• _WORK TO DO_
Copy all lines below exactly as written. Leave pictures out.

• _COLLECTED DATA_
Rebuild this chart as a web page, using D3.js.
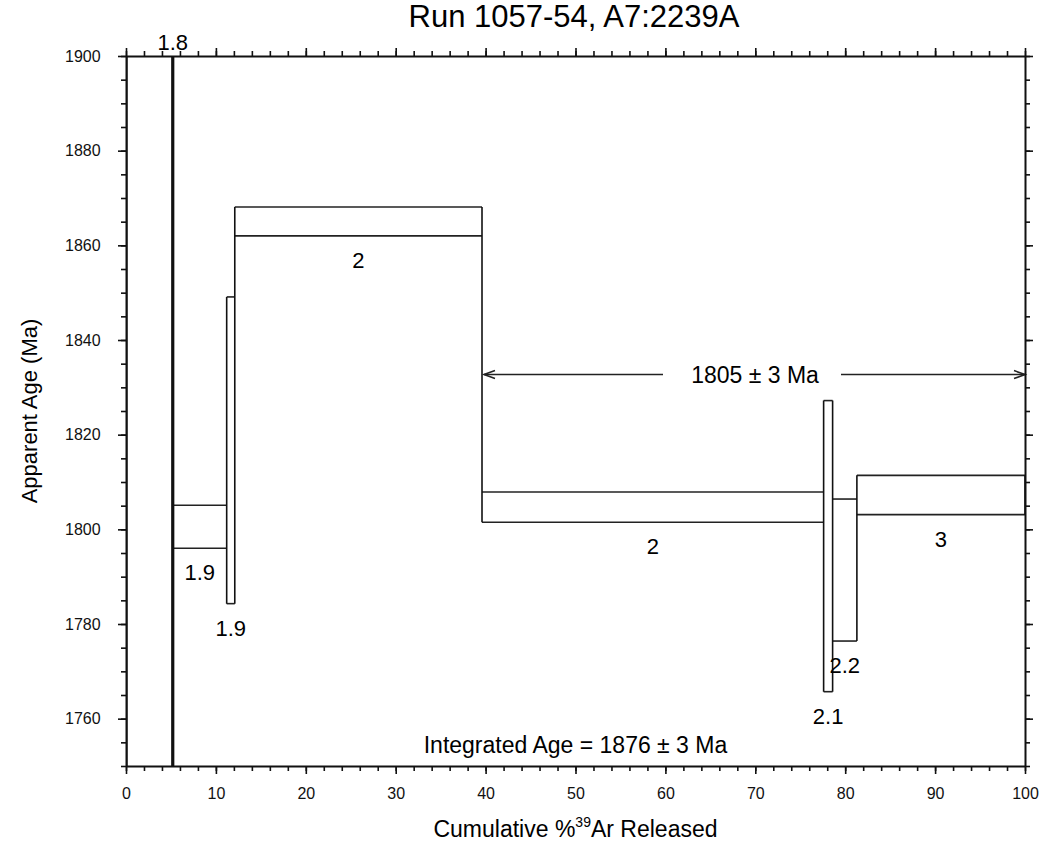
<!DOCTYPE html>
<html>
<head>
<meta charset="utf-8">
<script src="https://cdn.jsdelivr.net/npm/d3@7"></script>
<style>
  body { margin: 0; background: #fff; }
  svg { font-family: "Liberation Sans", Arial, Helvetica, sans-serif; }
  .axis path, .axis line { stroke: #111; }
  .axis text { font-size: 16px; fill: #111; }
</style>
</head>
<body>
<div id="chart-area"></div>
<script>
// step heating spectrum: cumulative % 39Ar at each step boundary
const stepEdges = [0, 5.2, 11.2, 12.1, 39.6, 77.6, 78.6, 81.3, 100]
// apparent age envelope of each step (Ma); the first step is off scale
const ageLow = [1700, 1796.0, 1784.3, 1862.0, 1801.5, 1765.7, 1776.4, 1803.1]
const ageHigh = [1950, 1805.1, 1849.1, 1868.1, 1807.9, 1827.2, 1806.4, 1811.4]
const stepLabels = ["1.8", "1.9", "1.9", "2", "2", "2.1", "2.2", "3"]

// plateau
const plateauFrom = 39.6
const plateauTo = 100
const plateauArrowAge = 1832.7
const plateauText = "1805 ± 3 Ma"
const integratedText = "Integrated Age = 1876 ± 3 Ma"

// ticks
const xMajor = d3.range(0, 101, 10)
const xMinor = d3.range(0, 101, 2)
const yMajor = d3.range(1760, 1901, 20)
const yMinor = d3.range(1750, 1901, 5)

const MARGIN = { LEFT: 126, RIGHT: 17, TOP: 56, BOTTOM: 79 }
const WIDTH = 1042 - MARGIN.LEFT - MARGIN.RIGHT
const HEIGHT = 845 - MARGIN.TOP - MARGIN.BOTTOM

const svg = d3.select("#chart-area").append("svg")
  .attr("width", 1042)
  .attr("height", 845)

const g = svg.append("g")
  .attr("transform", `translate(${MARGIN.LEFT}, ${MARGIN.TOP})`)

const x = d3.scaleLinear().domain([0, 100]).range([0, WIDTH])
const y = d3.scaleLinear().domain([1750, 1900]).range([HEIGHT, 0])

g.append("clipPath").attr("id", "plot-clip")
  .append("rect").attr("width", WIDTH).attr("height", HEIGHT)

const plot = g.append("g").attr("clip-path", "url(#plot-clip)")

// horizontal top / bottom lines of each step
const steps = stepLabels.map((lab, i) => ({
  x0: stepEdges[i], x1: stepEdges[i + 1], lo: ageLow[i], hi: ageHigh[i], label: lab
}))

steps.forEach(s => {
  [s.lo, s.hi].forEach(a => {
    plot.append("line")
      .attr("x1", x(s.x0)).attr("x2", x(s.x1))
      .attr("y1", y(a)).attr("y2", y(a))
      .attr("stroke", "#222").attr("stroke-width", 1.6)
  })
})

// vertical lines at step boundaries, spanning both neighbouring steps
stepEdges.forEach((e, i) => {
  const near = steps.filter((s, j) => j === i - 1 || j === i)
  const lo = d3.min(near, s => s.lo)
  const hi = d3.max(near, s => s.hi)
  const offScale = hi > 1900 || lo < 1750
  plot.append("line")
    .attr("x1", x(e)).attr("x2", x(e))
    .attr("y1", y(lo)).attr("y2", y(hi))
    .attr("stroke", "#111")
    .attr("stroke-width", offScale ? 3.2 : 1.6)
})

// step labels (off-scale step gets its label above the frame)
steps.forEach(s => {
  const top = s.hi > 1900
  g.append("text")
    .attr("x", top ? x(s.x1) : x((s.x0 + s.x1) / 2))
    .attr("y", top ? -6 : y(s.lo) + 32)
    .attr("text-anchor", "middle")
    .attr("font-size", 22)
    .text(s.label)
})

// plateau arrow
const ay = y(plateauArrowAge)
const ax0 = x(plateauFrom) + 2
const ax1 = x(plateauTo)
const tx = 755 - MARGIN.LEFT
g.append("line").attr("x1", ax0).attr("x2", tx - 92).attr("y1", ay).attr("y2", ay)
  .attr("stroke", "#222").attr("stroke-width", 1.6)
g.append("line").attr("x1", tx + 86).attr("x2", ax1).attr("y1", ay).attr("y2", ay)
  .attr("stroke", "#222").attr("stroke-width", 1.6)
g.append("path")
  .attr("d", `M${ax0 + 11},${ay - 4} L${ax0},${ay} L${ax0 + 11},${ay + 4}`)
  .attr("fill", "none").attr("stroke", "#222").attr("stroke-width", 1.6)
g.append("path")
  .attr("d", `M${ax1 - 11},${ay - 4} L${ax1},${ay} L${ax1 - 11},${ay + 4}`)
  .attr("fill", "none").attr("stroke", "#222").attr("stroke-width", 1.6)
g.append("text")
  .attr("x", tx).attr("y", ay + 8)
  .attr("text-anchor", "middle")
  .attr("font-size", 23)
  .text(plateauText)

g.append("text")
  .attr("x", WIDTH / 2).attr("y", HEIGHT - 13)
  .attr("text-anchor", "middle")
  .attr("font-size", 23)
  .text(integratedText)

// axes: minor ticks first, then major ticks with labels
function addAxis(gen, minorVals, majorVals, transform, labels) {
  const gm = g.append("g").attr("class", "axis").attr("transform", transform)
    .call(gen.tickValues(minorVals).tickSize(5).tickSizeOuter(0).tickFormat(""))
  gm.select(".domain").attr("stroke-width", 2)
  gm.selectAll(".tick line").attr("stroke-width", 1.6)
  const gM = g.append("g").attr("class", "axis").attr("transform", transform)
    .call(gen.tickValues(majorVals).tickSize(8).tickSizeOuter(0)
      .tickFormat(labels ? d3.format("d") : ""))
  gM.select(".domain").remove()
  gM.selectAll(".tick line").attr("stroke-width", 1.6)
  return gM
}

const xb = addAxis(d3.axisBottom(x), xMinor, xMajor, `translate(0, ${HEIGHT})`, true)
xb.selectAll(".tick text").attr("dy", "1.35em")
addAxis(d3.axisTop(x), xMinor, xMajor, "translate(0, 0)", false)
const yl = addAxis(d3.axisLeft(y), yMinor, yMajor, "translate(0, 0)", true)
yl.selectAll(".tick text").attr("dx", "-0.9em")
addAxis(d3.axisRight(y), yMinor, yMajor, `translate(${WIDTH}, 0)`, false)

// titles
svg.append("text")
  .attr("x", 574).attr("y", 27)
  .attr("text-anchor", "middle")
  .attr("font-size", 31)
  .text("Run 1057-54, A7:2239A")

const xl = svg.append("text")
  .attr("x", MARGIN.LEFT + WIDTH / 2).attr("y", 837)
  .attr("text-anchor", "middle")
  .attr("font-size", 23)
xl.append("tspan").text("Cumulative %")
xl.append("tspan").attr("font-size", 14).attr("dy", -10).text("39")
xl.append("tspan").attr("dy", 10).text("Ar Released")

svg.append("text")
  .attr("transform", `translate(37, ${MARGIN.TOP + HEIGHT / 2}) rotate(-90)`)
  .attr("text-anchor", "middle")
  .attr("font-size", 22)
  .text("Apparent Age (Ma)")
</script>
</body>
</html>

• _OUTPUT_
Rebuild this chart as a web page, using D3.js.
<!DOCTYPE html>
<html>
<head>
<meta charset="utf-8">
<script src="https://cdn.jsdelivr.net/npm/d3@7"></script>
<style>
  body { margin: 0; background: #fff; }
  svg { font-family: "Liberation Sans", Arial, Helvetica, sans-serif; }
  .axis path, .axis line { stroke: #111; }
  .axis text { font-size: 16px; fill: #111; }
</style>
</head>
<body>
<div id="chart-area"></div>
<script>
// step heating spectrum: cumulative % 39Ar at each step boundary
const stepEdges = [0, 5.2, 11.2, 12.1, 39.6, 77.6, 78.6, 81.3, 100]
// apparent age envelope of each step (Ma); the first step is off scale
const ageLow = [1700, 1796.0, 1784.3, 1862.0, 1801.5, 1765.7, 1776.4, 1803.1]
const ageHigh = [1950, 1805.1, 1849.1, 1868.1, 1807.9, 1827.2, 1806.4, 1811.4]
const stepLabels = ["1.8", "1.9", "1.9", "2", "2", "2.1", "2.2", "3"]

// plateau
const plateauFrom = 39.6
const plateauTo = 100
const plateauArrowAge = 1832.7
const plateauText = "1805 ± 3 Ma"
const integratedText = "Integrated Age = 1876 ± 3 Ma"

// ticks
const xMajor = d3.range(0, 101, 10)
const xMinor = d3.range(0, 101, 2)
const yMajor = d3.range(1760, 1901, 20)
const yMinor = d3.range(1750, 1901, 5)

const MARGIN = { LEFT: 126, RIGHT: 17, TOP: 56, BOTTOM: 79 }
const WIDTH = 1042 - MARGIN.LEFT - MARGIN.RIGHT
const HEIGHT = 845 - MARGIN.TOP - MARGIN.BOTTOM

const svg = d3.select("#chart-area").append("svg")
  .attr("width", 1042)
  .attr("height", 845)

const g = svg.append("g")
  .attr("transform", `translate(${MARGIN.LEFT}, ${MARGIN.TOP})`)

const x = d3.scaleLinear().domain([0, 100]).range([0, WIDTH])
const y = d3.scaleLinear().domain([1750, 1900]).range([HEIGHT, 0])

g.append("clipPath").attr("id", "plot-clip")
  .append("rect").attr("width", WIDTH).attr("height", HEIGHT)

const plot = g.append("g").attr("clip-path", "url(#plot-clip)")

// horizontal top / bottom lines of each step
const steps = stepLabels.map((lab, i) => ({
  x0: stepEdges[i], x1: stepEdges[i + 1], lo: ageLow[i], hi: ageHigh[i], label: lab
}))

steps.forEach(s => {
  [s.lo, s.hi].forEach(a => {
    plot.append("line")
      .attr("x1", x(s.x0)).attr("x2", x(s.x1))
      .attr("y1", y(a)).attr("y2", y(a))
      .attr("stroke", "#222").attr("stroke-width", 1.6)
  })
})

// vertical lines at step boundaries, spanning both neighbouring steps
stepEdges.forEach((e, i) => {
  const near = steps.filter((s, j) => j === i - 1 || j === i)
  const lo = d3.min(near, s => s.lo)
  const hi = d3.max(near, s => s.hi)
  const offScale = hi > 1900 || lo < 1750
  plot.append("line")
    .attr("x1", x(e)).attr("x2", x(e))
    .attr("y1", y(lo)).attr("y2", y(hi))
    .attr("stroke", "#111")
    .attr("stroke-width", offScale ? 3.2 : 1.6)
})

// step labels (off-scale step gets its label above the frame)
steps.forEach(s => {
  const top = s.hi > 1900
  g.append("text")
    .attr("x", top ? x(s.x1) : x((s.x0 + s.x1) / 2))
    .attr("y", top ? -6 : y(s.lo) + 32)
    .attr("text-anchor", "middle")
    .attr("font-size", 22)
    .text(s.label)
})

// plateau arrow
const ay = y(plateauArrowAge)
const ax0 = x(plateauFrom) + 2
const ax1 = x(plateauTo)
const tx = 755 - MARGIN.LEFT
g.append("line").attr("x1", ax0).attr("x2", tx - 92).attr("y1", ay).attr("y2", ay)
  .attr("stroke", "#222").attr("stroke-width", 1.6)
g.append("line").attr("x1", tx + 86).attr("x2", ax1).attr("y1", ay).attr("y2", ay)
  .attr("stroke", "#222").attr("stroke-width", 1.6)
g.append("path")
  .attr("d", `M${ax0 + 11},${ay - 4} L${ax0},${ay} L${ax0 + 11},${ay + 4}`)
  .attr("fill", "none").attr("stroke", "#222").attr("stroke-width", 1.6)
g.append("path")
  .attr("d", `M${ax1 - 11},${ay - 4} L${ax1},${ay} L${ax1 - 11},${ay + 4}`)
  .attr("fill", "none").attr("stroke", "#222").attr("stroke-width", 1.6)
g.append("text")
  .attr("x", tx).attr("y", ay + 8)
  .attr("text-anchor", "middle")
  .attr("font-size", 23)
  .text(plateauText)

g.append("text")
  .attr("x", WIDTH / 2).attr("y", HEIGHT - 13)
  .attr("text-anchor", "middle")
  .attr("font-size", 23)
  .text(integratedText)

// axes: minor ticks first, then major ticks with labels
function addAxis(gen, minorVals, majorVals, transform, labels) {
  const gm = g.append("g").attr("class", "axis").attr("transform", transform)
    .call(gen.tickValues(minorVals).tickSize(5).tickSizeOuter(0).tickFormat(""))
  gm.select(".domain").attr("stroke-width", 2)
  gm.selectAll(".tick line").attr("stroke-width", 1.6)
  const gM = g.append("g").attr("class", "axis").attr("transform", transform)
    .call(gen.tickValues(majorVals).tickSize(8).tickSizeOuter(0)
      .tickFormat(labels ? d3.format("d") : ""))
  gM.select(".domain").remove()
  gM.selectAll(".tick line").attr("stroke-width", 1.6)
  return gM
}

const xb = addAxis(d3.axisBottom(x), xMinor, xMajor, `translate(0, ${HEIGHT})`, true)
xb.selectAll(".tick text").attr("dy", "1.35em")
addAxis(d3.axisTop(x), xMinor, xMajor, "translate(0, 0)", false)
const yl = addAxis(d3.axisLeft(y), yMinor, yMajor, "translate(0, 0)", true)
yl.selectAll(".tick text").attr("dx", "-0.9em")
addAxis(d3.axisRight(y), yMinor, yMajor, `translate(${WIDTH}, 0)`, false)

// titles
svg.append("text")
  .attr("x", 574).attr("y", 27)
  .attr("text-anchor", "middle")
  .attr("font-size", 31)
  .text("Run 1057-54, A7:2239A")

const xl = svg.append("text")
  .attr("x", MARGIN.LEFT + WIDTH / 2).attr("y", 837)
  .attr("text-anchor", "middle")
  .attr("font-size", 23)
xl.append("tspan").text("Cumulative %")
xl.append("tspan").attr("font-size", 14).attr("dy", -10).text("39")
xl.append("tspan").attr("dy", 10).text("Ar Released")

svg.append("text")
  .attr("transform", `translate(37, ${MARGIN.TOP + HEIGHT / 2}) rotate(-90)`)
  .attr("text-anchor", "middle")
  .attr("font-size", 22)
  .text("Apparent Age (Ma)")
</script>
</body>
</html>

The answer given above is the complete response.